- _WHAT TO WORK ON_
In the entries that follow, how many lines hold the string "Write"? Give only that number.

** start LISTED RECORDS **

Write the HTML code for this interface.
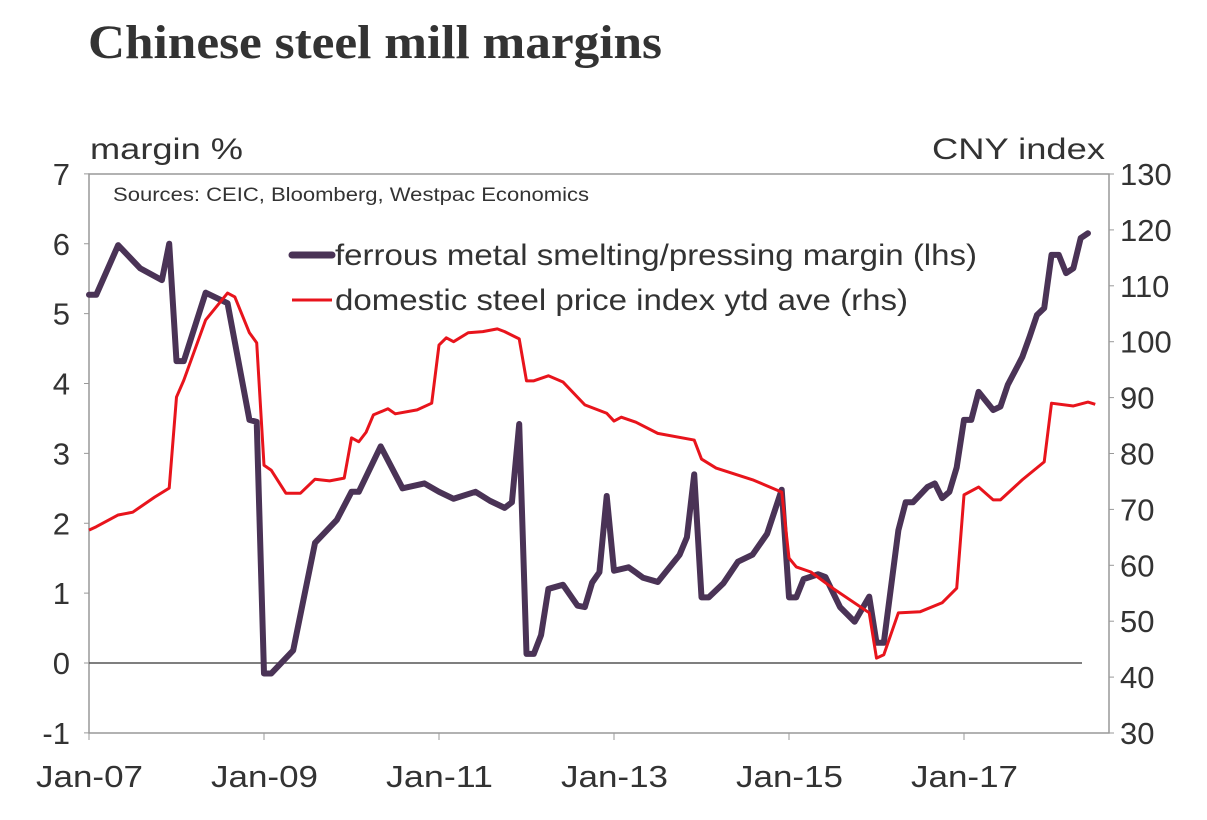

** end LISTED RECORDS **
** start LISTED RECORDS **

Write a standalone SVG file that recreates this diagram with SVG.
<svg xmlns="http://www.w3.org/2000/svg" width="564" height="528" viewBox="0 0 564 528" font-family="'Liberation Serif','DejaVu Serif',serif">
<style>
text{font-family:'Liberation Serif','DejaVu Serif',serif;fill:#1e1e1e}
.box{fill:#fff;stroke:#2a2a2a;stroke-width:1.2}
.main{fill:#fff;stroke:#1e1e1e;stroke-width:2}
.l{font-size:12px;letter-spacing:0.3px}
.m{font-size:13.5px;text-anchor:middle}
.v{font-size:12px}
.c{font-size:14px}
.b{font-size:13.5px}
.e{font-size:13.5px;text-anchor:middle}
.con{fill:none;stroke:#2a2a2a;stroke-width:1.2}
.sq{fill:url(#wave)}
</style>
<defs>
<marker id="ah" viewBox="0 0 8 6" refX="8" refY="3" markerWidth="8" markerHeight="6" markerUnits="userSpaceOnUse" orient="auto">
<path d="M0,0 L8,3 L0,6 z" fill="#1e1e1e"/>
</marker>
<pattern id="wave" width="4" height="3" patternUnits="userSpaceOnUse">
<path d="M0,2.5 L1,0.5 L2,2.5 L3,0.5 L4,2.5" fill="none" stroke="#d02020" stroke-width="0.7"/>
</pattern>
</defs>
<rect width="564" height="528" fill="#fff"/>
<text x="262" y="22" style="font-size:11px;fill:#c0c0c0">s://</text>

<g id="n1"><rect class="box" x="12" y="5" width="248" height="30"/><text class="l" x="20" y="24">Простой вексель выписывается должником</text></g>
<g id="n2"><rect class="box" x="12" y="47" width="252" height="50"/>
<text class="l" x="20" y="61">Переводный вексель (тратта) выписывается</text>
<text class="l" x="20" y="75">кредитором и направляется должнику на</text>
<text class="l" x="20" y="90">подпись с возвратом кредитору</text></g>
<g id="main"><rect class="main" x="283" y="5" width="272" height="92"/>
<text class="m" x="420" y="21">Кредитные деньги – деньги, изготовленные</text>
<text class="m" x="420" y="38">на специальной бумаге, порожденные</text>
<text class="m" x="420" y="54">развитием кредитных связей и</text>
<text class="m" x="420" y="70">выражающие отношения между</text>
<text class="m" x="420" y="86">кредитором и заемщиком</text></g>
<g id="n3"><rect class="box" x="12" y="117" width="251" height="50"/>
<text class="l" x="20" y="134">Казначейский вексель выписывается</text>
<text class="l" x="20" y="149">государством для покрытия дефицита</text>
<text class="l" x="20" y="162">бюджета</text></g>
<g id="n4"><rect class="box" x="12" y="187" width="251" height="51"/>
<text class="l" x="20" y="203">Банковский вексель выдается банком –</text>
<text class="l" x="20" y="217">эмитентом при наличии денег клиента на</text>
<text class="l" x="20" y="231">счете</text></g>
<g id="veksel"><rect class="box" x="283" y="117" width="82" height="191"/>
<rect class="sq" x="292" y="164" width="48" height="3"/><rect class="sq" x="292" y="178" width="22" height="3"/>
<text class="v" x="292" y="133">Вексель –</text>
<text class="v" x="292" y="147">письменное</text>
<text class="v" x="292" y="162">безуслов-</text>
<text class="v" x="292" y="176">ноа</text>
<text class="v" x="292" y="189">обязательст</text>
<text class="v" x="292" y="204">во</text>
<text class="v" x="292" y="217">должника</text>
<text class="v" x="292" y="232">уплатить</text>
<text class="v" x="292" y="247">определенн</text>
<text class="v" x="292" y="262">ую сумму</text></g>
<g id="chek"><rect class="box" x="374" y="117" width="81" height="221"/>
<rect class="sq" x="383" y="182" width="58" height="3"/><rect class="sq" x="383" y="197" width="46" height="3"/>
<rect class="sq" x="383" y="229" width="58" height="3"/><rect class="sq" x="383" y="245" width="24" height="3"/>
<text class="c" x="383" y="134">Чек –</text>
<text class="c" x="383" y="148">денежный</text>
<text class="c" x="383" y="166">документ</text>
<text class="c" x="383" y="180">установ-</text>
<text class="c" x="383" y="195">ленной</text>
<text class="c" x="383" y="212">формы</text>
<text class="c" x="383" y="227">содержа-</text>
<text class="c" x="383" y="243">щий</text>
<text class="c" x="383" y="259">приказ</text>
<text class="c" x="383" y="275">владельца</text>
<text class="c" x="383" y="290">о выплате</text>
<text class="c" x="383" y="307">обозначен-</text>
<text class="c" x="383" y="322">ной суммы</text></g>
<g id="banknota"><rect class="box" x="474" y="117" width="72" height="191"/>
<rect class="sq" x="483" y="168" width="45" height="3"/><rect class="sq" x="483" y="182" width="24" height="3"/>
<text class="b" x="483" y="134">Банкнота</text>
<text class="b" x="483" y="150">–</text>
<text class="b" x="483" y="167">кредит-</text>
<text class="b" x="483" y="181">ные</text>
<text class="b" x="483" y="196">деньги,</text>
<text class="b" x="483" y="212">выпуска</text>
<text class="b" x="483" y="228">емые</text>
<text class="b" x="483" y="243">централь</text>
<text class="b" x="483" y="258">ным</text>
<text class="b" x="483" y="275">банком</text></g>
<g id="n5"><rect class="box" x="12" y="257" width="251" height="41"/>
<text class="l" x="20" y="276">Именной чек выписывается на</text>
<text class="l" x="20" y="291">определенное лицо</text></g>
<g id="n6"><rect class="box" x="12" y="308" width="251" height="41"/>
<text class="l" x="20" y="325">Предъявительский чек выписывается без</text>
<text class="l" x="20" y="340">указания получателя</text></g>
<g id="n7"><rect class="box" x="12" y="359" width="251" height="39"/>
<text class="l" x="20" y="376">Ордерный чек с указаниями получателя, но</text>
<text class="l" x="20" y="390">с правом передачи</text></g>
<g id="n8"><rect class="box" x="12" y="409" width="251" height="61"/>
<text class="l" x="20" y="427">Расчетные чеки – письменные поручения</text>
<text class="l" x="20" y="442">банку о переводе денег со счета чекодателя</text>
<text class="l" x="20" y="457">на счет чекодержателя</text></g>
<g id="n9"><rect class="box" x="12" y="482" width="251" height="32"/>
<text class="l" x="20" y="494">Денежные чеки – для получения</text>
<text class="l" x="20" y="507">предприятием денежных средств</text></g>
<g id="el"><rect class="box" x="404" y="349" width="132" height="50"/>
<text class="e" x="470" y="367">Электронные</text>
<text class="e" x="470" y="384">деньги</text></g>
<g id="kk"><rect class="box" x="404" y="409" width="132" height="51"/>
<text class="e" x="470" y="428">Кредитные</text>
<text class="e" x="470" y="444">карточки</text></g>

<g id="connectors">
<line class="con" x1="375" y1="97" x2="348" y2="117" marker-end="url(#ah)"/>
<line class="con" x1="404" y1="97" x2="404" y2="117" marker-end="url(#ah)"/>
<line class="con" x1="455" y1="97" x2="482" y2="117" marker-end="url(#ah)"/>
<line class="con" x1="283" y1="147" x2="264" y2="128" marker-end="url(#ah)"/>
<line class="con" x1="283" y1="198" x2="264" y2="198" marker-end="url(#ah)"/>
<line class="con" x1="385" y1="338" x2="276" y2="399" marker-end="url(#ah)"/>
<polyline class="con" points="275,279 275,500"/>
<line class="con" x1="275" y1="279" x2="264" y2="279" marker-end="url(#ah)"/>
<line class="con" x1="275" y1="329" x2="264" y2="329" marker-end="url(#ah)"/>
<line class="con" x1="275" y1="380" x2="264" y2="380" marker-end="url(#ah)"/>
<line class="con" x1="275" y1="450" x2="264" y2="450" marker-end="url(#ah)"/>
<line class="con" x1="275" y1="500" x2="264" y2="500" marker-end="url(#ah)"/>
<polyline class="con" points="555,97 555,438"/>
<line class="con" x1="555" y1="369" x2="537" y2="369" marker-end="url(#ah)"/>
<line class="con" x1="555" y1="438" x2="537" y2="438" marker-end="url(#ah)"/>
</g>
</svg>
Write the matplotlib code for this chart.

** end LISTED RECORDS **
** start LISTED RECORDS **

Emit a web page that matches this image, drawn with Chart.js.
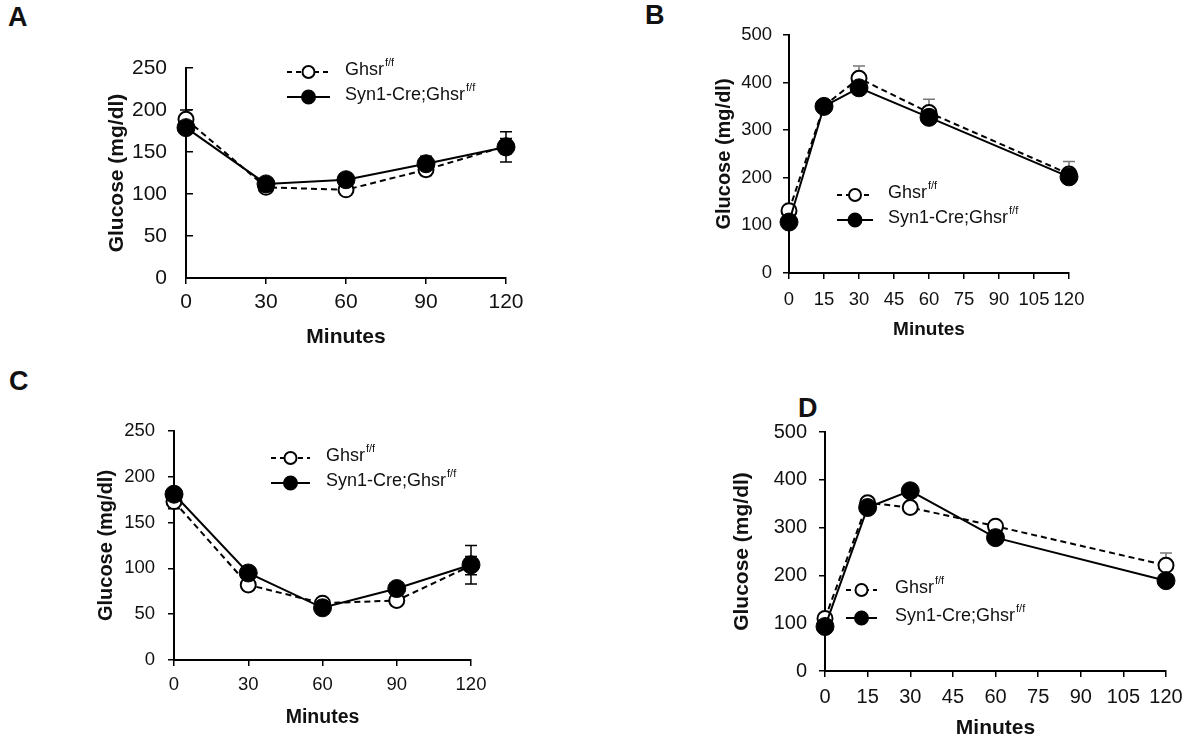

** end LISTED RECORDS **

- _WRITTEN RESPONSE_
3